2 thoughts on “Southpaw (Antoine Fuqua, USA, 2015)

  1. Fabulous notes. I think where most see Fuqua as an extremely mixed bag, Andrew O’Heir offered the idea of his being a black director keeping close to wide-release projects, involved more compromises than say a white director would. So we may see very slight sites of rebellion, like a racially charged line working more as an aside due to the frenetic action soon to topple over like an avalanche (O’Heir suggested Whitaker’s line about how a white man took his eye; Washington memorably compared himself very subversively to King Kong.) So it’s tempting to see 50 Cent’s lack of comeuppance, in this vein of Fuqua purposely allowing a black hustler to get away (especially since he’s already casting a white boxer as lead, with Chinese investment.) Or maybe to non-fans, it was yet another example of his incompetence:P
    And it does sound like Fuqua showed his very non-native handling of melodrama, probably approaching it as action-drama as his influences are oft-quoted as Scorsese, Kurosawa etc.

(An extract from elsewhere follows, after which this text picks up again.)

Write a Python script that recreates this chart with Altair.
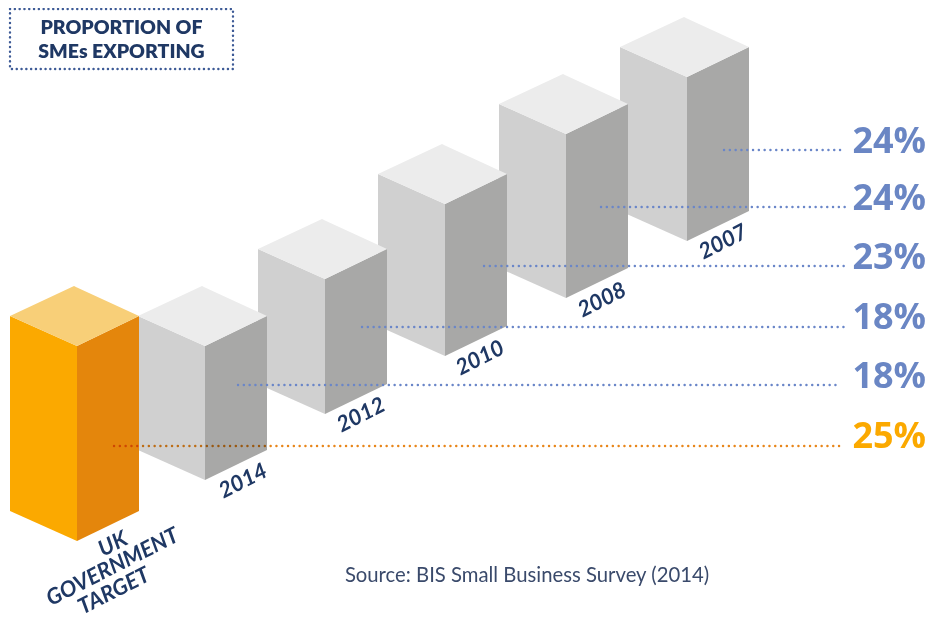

It must create much tension with the background of his cast, who are semi-veterans in melodrama at this point.

    1. That’s a wonderful perspective on it and I hadn’t thought of it that way and you might be right. I often think that we have so much background with which to look at Scorcese, De Palma etc. but often lack the basic information that would lead to real insights into the work of Fuqua and Spike Lee (whom I rate as one of the very greatest) and others.